Lo que Cellini talló con oro, marfil y esmalte, Ayar Cachi, hijo de Viracocha el Creador de todas las cosas, lo hizo con sus lágrimas. Cuenta la leyenda que por orden de su padre salió en compañía de sus hermanos en busca de tierras fértiles donde cultivar maíz para alimentar a los hombres. Sus hermanos, temerosos de su fuerza, lo encerraron con engaños en una montaña de la que no pudo escapar. Prisionero en su interior lloró de impotencia y cuando sus lágrimas se secaron surgieron de ellas los salares más hermosos del Tahuantinsuyo.
Cuando nos asomamos al abismo desde el cortado de la carretera que
baja a las “minas de sal” surgió ante nuestros ojos una cascada de colores
enmarcados en cubetas más o menos regulares, desparramándose sobre el fondo
pardo de la ladera de la montaña. Cientos de destellos iluminaban el árido
barranco que en la profundidad serpenteaba por un cauce seco de piedras entre las
faldas de los montes. Imposible contener una mueca de asombro ante la
inesperada presencia de ese colorista paisaje que, de inmediato, desató los
deseos de bajar hasta allí para verlo más de cerca.
Franqueado el mercadillo repleto de puestos con artículos de recuerdo y
productos artesanales, accedimos a la salinera de Maras donde la ilusión óptica del mirador se transformó en realidad tangible. A la
izquierda de la entrada se abre una gruta de la que mana un discreto manantial
de agua salada, responsable último del prodigio cromático nacido de su regato, que imprime a las pozas tonalidades blancas, grises, beige o nacaradas según el nivel de evaporación de las aguas y ls reflejos del sol.

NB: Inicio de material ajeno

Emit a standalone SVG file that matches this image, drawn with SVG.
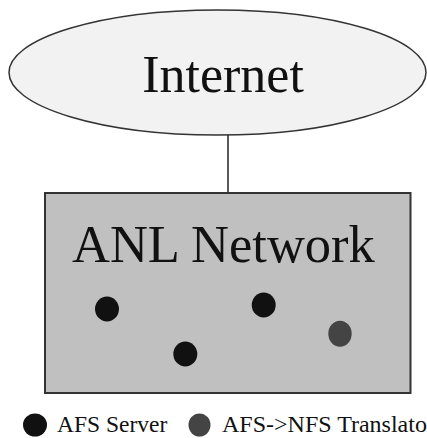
<svg xmlns="http://www.w3.org/2000/svg" width="427" height="438" viewBox="0 0 427 438">
<style>
.lbl{font-family:"Liberation Serif","Times New Roman",serif;fill:#111}
.srv{fill:#111}
.trn{fill:#444}
</style>
<rect x="0" y="0" width="427" height="438" fill="#fff"/>
<g id="connectors">
<line x1="228" y1="135" x2="228" y2="193" stroke="#222" stroke-width="1.5"/>
</g>
<g id="internet">
<ellipse cx="217.5" cy="72.5" rx="208.5" ry="62.5" fill="#f2f2f2" stroke="#333" stroke-width="1.5"/>
<text class="lbl" x="223" y="92" font-size="52" text-anchor="middle">Internet</text>
</g>
<g id="anl-network">
<rect x="45" y="193" width="365.5" height="200" fill="#c0c0c0" stroke="#333" stroke-width="2"/>
<text class="lbl" x="72" y="261.5" font-size="52.5">ANL Network</text>
</g>
<g id="server-1"><ellipse class="srv" cx="107" cy="309" rx="12" ry="12.5"/></g>
<g id="server-2"><ellipse class="srv" cx="185.3" cy="354" rx="12" ry="12.5"/></g>
<g id="server-3"><ellipse class="srv" cx="263.7" cy="305" rx="12" ry="12.5"/></g>
<g id="translator-1"><ellipse class="trn" cx="340" cy="333.7" rx="11.7" ry="13"/></g>
<g id="legend">
<ellipse class="srv" cx="35" cy="425" rx="12" ry="11.5"/>
<text class="lbl" x="57" y="432" font-size="23.5">AFS Server</text>
<ellipse class="trn" cx="199.5" cy="425" rx="11" ry="11.5"/>
<text class="lbl" x="222" y="432" font-size="24">AFS-&gt;NFS Translator</text>
</g>
</svg>
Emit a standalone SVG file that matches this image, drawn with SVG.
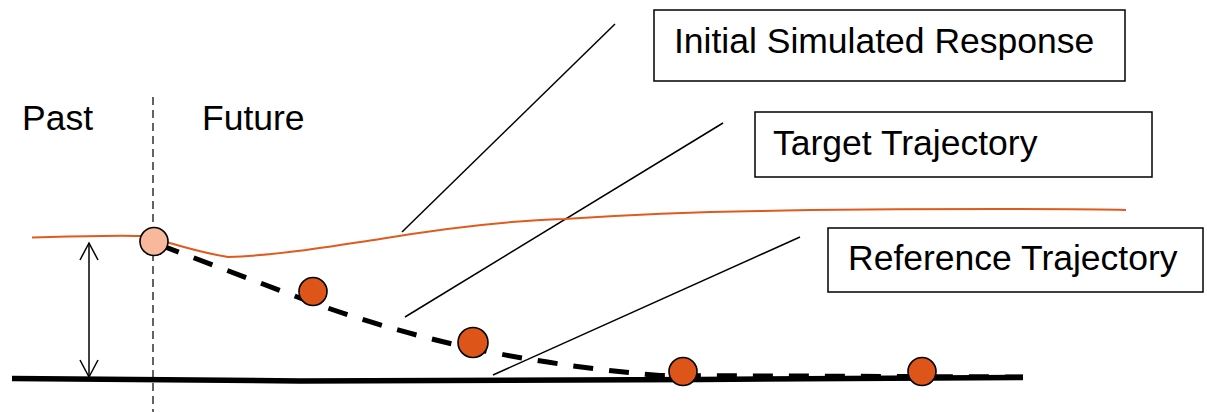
<svg xmlns="http://www.w3.org/2000/svg" width="1207" height="412" viewBox="0 0 1207 412">
<style>
  .lbl { font-family: "Liberation Sans", Arial, sans-serif; font-size: 35.5px; fill: #000; }
  .box { fill: #fff; stroke: #000; stroke-width: 1.5; }
  .leader { stroke: #000; stroke-width: 1.5; fill: none; }
  .pt { fill: #DD5519; stroke: #000; stroke-width: 1.6; }
</style>
<defs>
  <marker id="open" viewBox="0 0 20 20" refX="18" refY="10" markerWidth="20" markerHeight="20" markerUnits="userSpaceOnUse" orient="auto-start-reverse">
    <path d="M1,1 L18,10 L1,19" fill="none" stroke="#000" stroke-width="1.5"/>
  </marker>
</defs>
<rect width="1207" height="412" fill="#fff"/>

<g id="time-labels">
  <text class="lbl" x="22" y="130" font-size="38.5">Past</text>
  <text class="lbl" x="202" y="130" font-size="38.5">Future</text>
  <line x1="153" y1="97" x2="153" y2="412" stroke="#222" stroke-width="1.4" stroke-dasharray="8,5"/>
</g>

<g id="connectors">
  <line class="leader" x1="615" y1="24" x2="402" y2="232"/>
  <line class="leader" x1="723" y1="123" x2="405" y2="317"/>
  <line class="leader" x1="800" y1="237" x2="493" y2="375"/>
  <line x1="89" y1="243" x2="89" y2="377" stroke="#000" stroke-width="1.5" marker-start="url(#open)" marker-end="url(#open)"/>
</g>

<g id="reference-trajectory">
  <path d="M12,378.5 L300,381 L700,379.5 L1023,377.5" fill="none" stroke="#000" stroke-width="5.5"/>
</g>

<g id="initial-response">
  <path d="M32,237.5 C60,237 110,235 140,236 C160,238 185,250 228,257 C270,256 320,248 380,239 C440,229 500,221 564,219 C640,214 700,212 760,211 C850,209 950,209 1000,209 C1060,209 1100,209 1126,210" fill="none" stroke="#E05A1E" stroke-width="2"/>
</g>

<g id="target-trajectory">
  <path d="M160,245 L300,298 Q380,328 470,348 Q560,367 660,375.5 L1023,377" fill="none" stroke="#000" stroke-width="5" stroke-dasharray="20,16"/>
</g>

<g id="points">
  <circle cx="154" cy="241.5" r="14" fill="#F7B89C" stroke="#000" stroke-width="1.6"/>
  <circle class="pt" cx="313" cy="291.5" r="14"/>
  <circle class="pt" cx="473" cy="342.5" r="15"/>
  <circle class="pt" cx="683" cy="371.5" r="14"/>
  <circle class="pt" cx="922" cy="371.5" r="14"/>
</g>

<g id="box-initial">
  <rect class="box" x="654" y="10" width="471" height="71"/>
  <text class="lbl" x="674" y="53">Initial Simulated Response</text>
</g>

<g id="box-target">
  <rect class="box" x="755" y="112" width="397" height="65"/>
  <text class="lbl" x="773" y="155" font-size="36">Target Trajectory</text>
</g>

<g id="box-reference">
  <rect class="box" x="828" y="228" width="375" height="64"/>
  <text class="lbl" x="848" y="270">Reference Trajectory</text>
</g>
</svg>
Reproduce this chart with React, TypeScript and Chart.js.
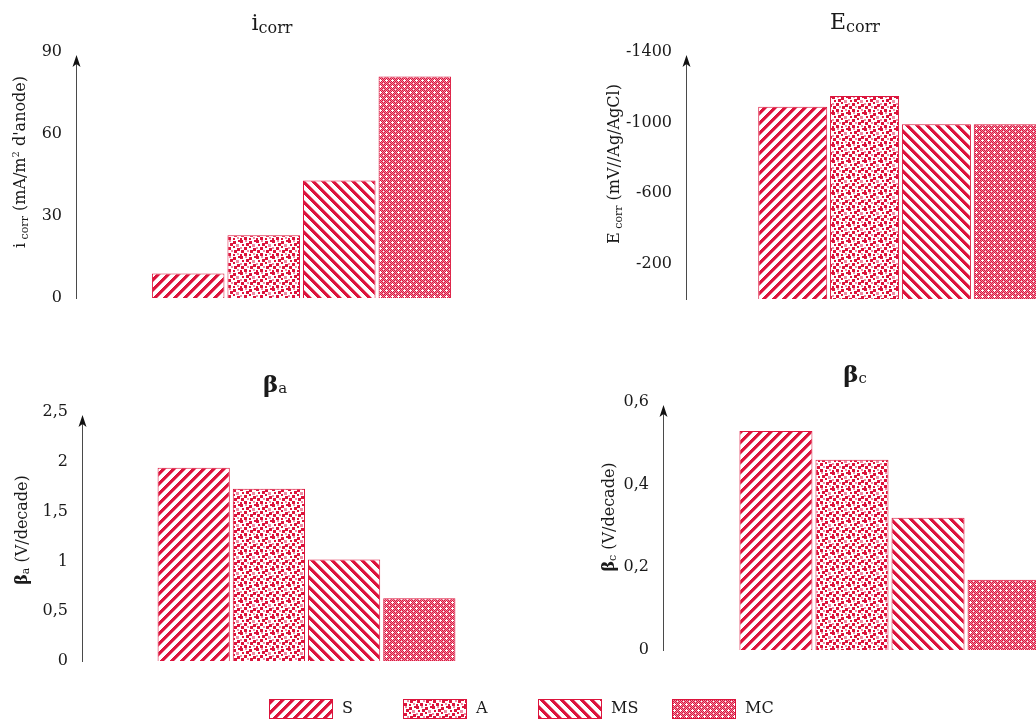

Aunque mi naturaleza es más dada a los relatos fantásticos que a
los racionales, y antepongo las lágrimas de Ayar Cachi al de la explicación más científica que alude al origen de las salinas como consecuencia del paso de aguas subterráneas por
un gigantesco domo salino formado en eras antediluvianas, me veo en la
obligación de ofrecer esta última versión a los menos crédulos y románticos,
tal y como nos la transmitió Abdel Nasser, nuestro guía peruano con nombre de líder
panarabista.
Casi todas las explotaciones turísticas que visitamos en Perú
tenían el común denominador de estar fundadas sobre sociedades cooperativas que,
en definitiva, expresan mejor el modelo de producción comunal de épocas precoloniales.
Maras no es un caso aparte. El “cultivo” de la sal, si es que así puede llamarse, recae sobre unos pocos centenares de familias campesinas que han ido heredando de sus
antepasados las más de 3.000 pozas que componen el conjunto del salar, muchas de reducidas dimensiones. Hay que prestar atención para ver los tenues canalillos, semejantes a sendas de hormigas que, a través de un paisaje lunar en miniatura, se abren paso sobre los lomos de los senderos para colmatar los estanques con su tenue hilo de salmuera en una labor de varios días.
Durante la estación seca, aprovechando la ausencia
de lluvias y la fuerte insolación, los pequeños propietarios trabajan con
esmero de hortelanos y técnicas centenarias sus parcelas ante la mirada atónita de los turistas.
Impagable la generosidad de aquella gente sencilla que nos dio la oportunidad
de pasear sobre los muros ancestrales que separan centenares de estanques de un
yacimiento arqueológico vivo, en el que
la abstracción geométrica de formas rectangulares le dan apariencia de un
gran lienzo de Mondrian tendido en el costado de la montaña.
Marchamos de allí cargados de bolsitas de sal rosada, una
de las mejores del mundo según dicen, cosa que di por cierta incluso antes de
haberla probado, sabedor que en cada grano de ella va una porción del mítico gigante Ayar Cachi.